WHAT YOU ARE ASKED TO DO: From the very first line of the data to the line containing "plt.rcParams['mathtext.default'] = 'regular'", retype everything exactly, leaving the pictures behind.

DATASET EXCERPT:
—————

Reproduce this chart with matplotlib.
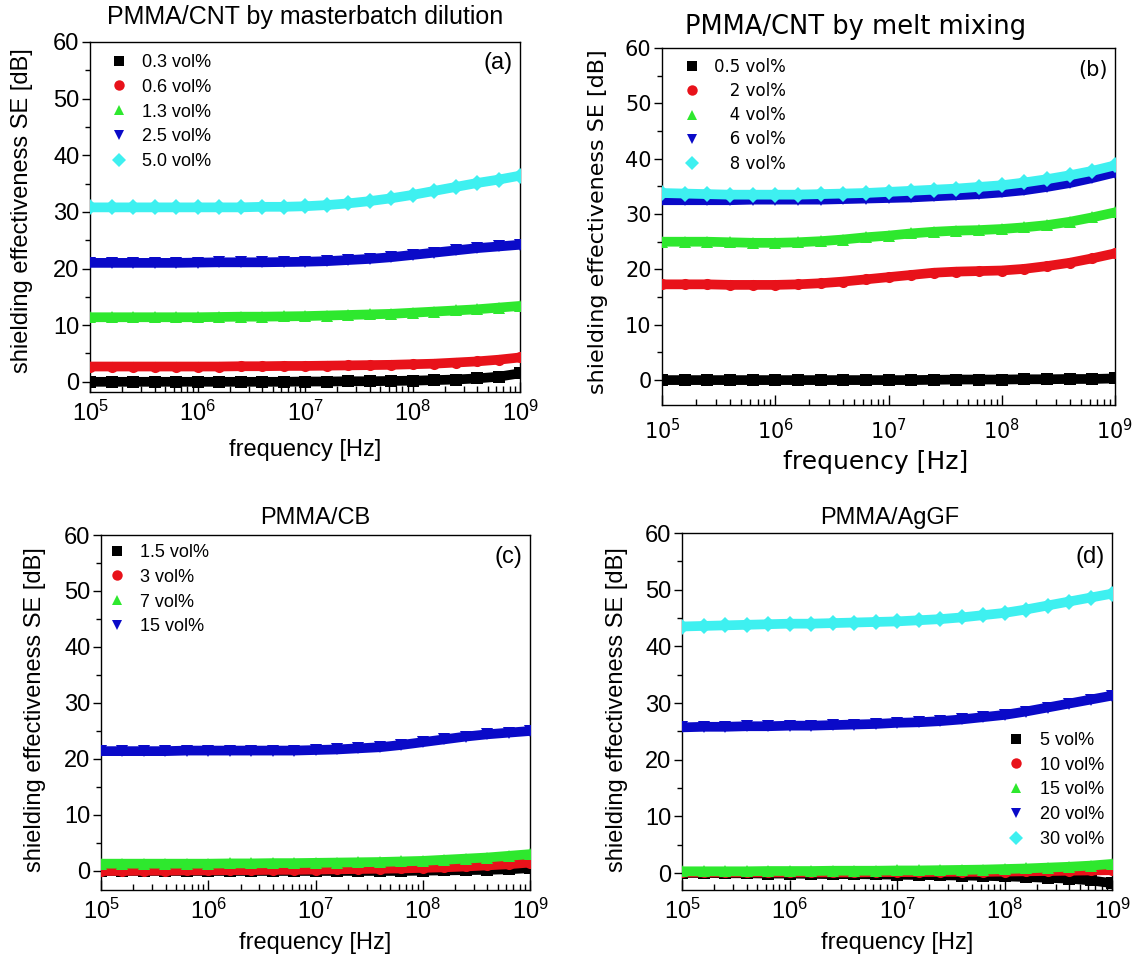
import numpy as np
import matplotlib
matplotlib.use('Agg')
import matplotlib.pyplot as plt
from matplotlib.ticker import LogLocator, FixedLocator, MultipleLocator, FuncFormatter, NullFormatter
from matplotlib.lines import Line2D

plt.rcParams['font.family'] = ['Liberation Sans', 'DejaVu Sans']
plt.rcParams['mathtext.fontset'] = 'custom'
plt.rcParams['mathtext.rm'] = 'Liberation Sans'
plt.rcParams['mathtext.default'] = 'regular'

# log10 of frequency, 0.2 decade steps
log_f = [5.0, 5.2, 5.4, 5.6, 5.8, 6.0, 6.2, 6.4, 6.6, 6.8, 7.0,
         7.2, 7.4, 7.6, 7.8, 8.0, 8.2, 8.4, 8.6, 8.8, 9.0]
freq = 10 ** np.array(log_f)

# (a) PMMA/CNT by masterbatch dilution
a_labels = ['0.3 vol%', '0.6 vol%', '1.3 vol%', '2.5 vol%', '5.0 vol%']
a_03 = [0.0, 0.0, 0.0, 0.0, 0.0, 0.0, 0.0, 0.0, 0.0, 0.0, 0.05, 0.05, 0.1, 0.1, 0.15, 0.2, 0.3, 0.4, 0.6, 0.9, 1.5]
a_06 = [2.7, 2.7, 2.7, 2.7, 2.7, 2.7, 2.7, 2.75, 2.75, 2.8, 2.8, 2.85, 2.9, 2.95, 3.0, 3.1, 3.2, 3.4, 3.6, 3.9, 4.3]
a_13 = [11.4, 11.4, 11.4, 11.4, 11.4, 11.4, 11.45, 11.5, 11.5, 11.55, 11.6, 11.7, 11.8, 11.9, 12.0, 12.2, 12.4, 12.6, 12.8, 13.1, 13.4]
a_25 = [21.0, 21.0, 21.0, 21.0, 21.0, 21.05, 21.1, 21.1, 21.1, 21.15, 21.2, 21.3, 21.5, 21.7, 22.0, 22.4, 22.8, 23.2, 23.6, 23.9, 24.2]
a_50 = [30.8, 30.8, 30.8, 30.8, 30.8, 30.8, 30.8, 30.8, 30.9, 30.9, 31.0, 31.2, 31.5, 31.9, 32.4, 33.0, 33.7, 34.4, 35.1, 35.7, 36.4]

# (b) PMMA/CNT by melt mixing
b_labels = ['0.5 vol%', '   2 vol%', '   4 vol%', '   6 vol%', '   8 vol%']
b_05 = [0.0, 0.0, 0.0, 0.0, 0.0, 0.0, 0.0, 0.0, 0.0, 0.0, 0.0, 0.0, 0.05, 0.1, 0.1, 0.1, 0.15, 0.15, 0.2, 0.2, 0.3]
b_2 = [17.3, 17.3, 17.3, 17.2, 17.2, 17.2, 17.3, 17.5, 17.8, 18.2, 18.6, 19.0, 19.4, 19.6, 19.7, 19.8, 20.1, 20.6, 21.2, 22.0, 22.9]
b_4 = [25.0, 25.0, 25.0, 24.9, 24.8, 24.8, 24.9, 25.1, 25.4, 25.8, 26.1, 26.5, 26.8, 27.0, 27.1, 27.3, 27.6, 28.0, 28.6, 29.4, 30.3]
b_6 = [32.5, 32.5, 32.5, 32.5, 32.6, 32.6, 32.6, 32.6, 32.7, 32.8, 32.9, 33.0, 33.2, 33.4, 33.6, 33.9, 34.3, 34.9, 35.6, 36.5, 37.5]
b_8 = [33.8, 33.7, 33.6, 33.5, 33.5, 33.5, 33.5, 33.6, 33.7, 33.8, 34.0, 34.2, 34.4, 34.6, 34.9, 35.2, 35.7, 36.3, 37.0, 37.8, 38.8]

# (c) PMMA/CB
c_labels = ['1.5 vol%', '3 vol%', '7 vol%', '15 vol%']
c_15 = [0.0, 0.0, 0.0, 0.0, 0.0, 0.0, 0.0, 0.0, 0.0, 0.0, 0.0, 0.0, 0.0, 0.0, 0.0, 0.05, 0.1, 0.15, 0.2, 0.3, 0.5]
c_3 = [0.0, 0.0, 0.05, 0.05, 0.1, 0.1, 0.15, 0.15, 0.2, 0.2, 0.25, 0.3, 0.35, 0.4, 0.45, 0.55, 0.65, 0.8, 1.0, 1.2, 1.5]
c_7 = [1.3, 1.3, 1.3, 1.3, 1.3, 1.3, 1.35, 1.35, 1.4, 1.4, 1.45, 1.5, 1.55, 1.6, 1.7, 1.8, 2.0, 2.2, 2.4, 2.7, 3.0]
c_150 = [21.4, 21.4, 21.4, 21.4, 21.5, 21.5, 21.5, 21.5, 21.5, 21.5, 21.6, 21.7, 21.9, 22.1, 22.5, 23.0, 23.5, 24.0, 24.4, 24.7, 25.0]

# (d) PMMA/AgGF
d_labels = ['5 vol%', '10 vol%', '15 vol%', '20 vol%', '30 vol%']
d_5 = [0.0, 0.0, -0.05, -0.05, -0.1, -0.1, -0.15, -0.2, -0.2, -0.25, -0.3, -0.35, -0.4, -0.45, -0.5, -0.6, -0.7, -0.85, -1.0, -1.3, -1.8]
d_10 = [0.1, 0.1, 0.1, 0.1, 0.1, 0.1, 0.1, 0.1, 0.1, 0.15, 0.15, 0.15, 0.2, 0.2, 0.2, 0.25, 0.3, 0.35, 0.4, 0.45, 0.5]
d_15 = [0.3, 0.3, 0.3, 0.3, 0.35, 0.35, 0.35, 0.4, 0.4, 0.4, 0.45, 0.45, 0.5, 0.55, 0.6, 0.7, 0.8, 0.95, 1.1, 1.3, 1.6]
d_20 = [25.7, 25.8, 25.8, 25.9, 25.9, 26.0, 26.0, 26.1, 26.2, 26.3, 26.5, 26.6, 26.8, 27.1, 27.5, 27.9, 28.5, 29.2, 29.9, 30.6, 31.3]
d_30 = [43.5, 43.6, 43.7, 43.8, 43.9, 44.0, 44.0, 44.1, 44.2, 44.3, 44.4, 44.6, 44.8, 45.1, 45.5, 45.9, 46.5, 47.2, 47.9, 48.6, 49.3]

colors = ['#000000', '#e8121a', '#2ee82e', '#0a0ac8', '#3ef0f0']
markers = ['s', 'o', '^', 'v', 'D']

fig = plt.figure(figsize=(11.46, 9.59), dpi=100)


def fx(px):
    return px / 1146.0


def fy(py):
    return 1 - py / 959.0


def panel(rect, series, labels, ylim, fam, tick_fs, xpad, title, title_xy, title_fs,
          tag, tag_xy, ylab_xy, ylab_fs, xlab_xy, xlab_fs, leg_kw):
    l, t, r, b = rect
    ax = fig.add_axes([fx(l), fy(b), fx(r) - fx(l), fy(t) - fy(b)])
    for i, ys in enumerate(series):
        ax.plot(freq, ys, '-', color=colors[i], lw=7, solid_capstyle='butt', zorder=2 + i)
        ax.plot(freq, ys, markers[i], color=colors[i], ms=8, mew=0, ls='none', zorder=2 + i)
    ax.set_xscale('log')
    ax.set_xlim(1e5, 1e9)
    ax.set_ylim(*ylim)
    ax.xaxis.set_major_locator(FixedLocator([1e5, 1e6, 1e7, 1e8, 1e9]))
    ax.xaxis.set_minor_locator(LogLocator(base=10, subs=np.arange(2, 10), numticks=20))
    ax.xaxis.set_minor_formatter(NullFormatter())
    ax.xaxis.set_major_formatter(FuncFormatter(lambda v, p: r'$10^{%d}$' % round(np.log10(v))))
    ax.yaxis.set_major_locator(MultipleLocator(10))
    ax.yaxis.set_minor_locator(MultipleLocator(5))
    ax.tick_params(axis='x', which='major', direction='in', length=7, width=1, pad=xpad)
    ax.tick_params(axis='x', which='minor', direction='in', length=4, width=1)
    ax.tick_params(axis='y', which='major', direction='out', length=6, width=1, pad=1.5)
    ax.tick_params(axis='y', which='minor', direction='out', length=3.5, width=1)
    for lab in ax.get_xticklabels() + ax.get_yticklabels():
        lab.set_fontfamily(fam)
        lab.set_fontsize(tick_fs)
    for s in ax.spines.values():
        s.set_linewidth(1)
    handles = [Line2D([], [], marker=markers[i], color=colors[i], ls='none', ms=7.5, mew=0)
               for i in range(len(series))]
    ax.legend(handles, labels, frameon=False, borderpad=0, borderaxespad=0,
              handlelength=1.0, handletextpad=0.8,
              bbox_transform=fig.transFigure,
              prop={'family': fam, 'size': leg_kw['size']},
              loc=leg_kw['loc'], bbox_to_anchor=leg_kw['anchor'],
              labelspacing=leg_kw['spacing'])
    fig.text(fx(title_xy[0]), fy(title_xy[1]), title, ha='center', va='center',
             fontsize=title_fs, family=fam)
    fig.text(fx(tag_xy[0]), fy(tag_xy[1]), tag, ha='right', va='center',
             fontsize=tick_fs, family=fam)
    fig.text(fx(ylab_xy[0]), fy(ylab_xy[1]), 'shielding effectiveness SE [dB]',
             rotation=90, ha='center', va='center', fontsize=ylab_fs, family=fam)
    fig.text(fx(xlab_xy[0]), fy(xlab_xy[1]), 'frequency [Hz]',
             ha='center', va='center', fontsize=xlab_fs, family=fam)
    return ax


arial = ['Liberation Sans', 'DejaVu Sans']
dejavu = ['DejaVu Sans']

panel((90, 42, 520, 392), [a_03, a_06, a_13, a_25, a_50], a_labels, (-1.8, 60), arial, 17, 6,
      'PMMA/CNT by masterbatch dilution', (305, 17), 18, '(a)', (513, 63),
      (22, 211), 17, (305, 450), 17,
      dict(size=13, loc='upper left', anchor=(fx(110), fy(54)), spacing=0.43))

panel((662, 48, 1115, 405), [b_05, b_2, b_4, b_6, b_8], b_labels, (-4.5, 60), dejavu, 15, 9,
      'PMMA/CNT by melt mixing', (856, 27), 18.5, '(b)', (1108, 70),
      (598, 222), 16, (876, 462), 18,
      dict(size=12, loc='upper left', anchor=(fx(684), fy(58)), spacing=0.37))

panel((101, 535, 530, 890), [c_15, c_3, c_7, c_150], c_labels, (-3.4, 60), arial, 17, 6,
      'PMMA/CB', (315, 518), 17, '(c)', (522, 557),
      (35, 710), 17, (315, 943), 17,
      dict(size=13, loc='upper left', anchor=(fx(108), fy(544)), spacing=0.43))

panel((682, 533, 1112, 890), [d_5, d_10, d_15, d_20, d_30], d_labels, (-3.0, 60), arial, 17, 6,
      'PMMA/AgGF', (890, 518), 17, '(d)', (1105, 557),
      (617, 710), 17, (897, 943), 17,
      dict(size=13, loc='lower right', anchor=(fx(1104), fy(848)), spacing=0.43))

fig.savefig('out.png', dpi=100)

—————

SOLUTION:
Reproduce this chart with matplotlib.
import numpy as np
import matplotlib
matplotlib.use('Agg')
import matplotlib.pyplot as plt
from matplotlib.ticker import LogLocator, FixedLocator, MultipleLocator, FuncFormatter, NullFormatter
from matplotlib.lines import Line2D

plt.rcParams['font.family'] = ['Liberation Sans', 'DejaVu Sans']
plt.rcParams['mathtext.fontset'] = 'custom'
plt.rcParams['mathtext.rm'] = 'Liberation Sans'
plt.rcParams['mathtext.default'] = 'regular'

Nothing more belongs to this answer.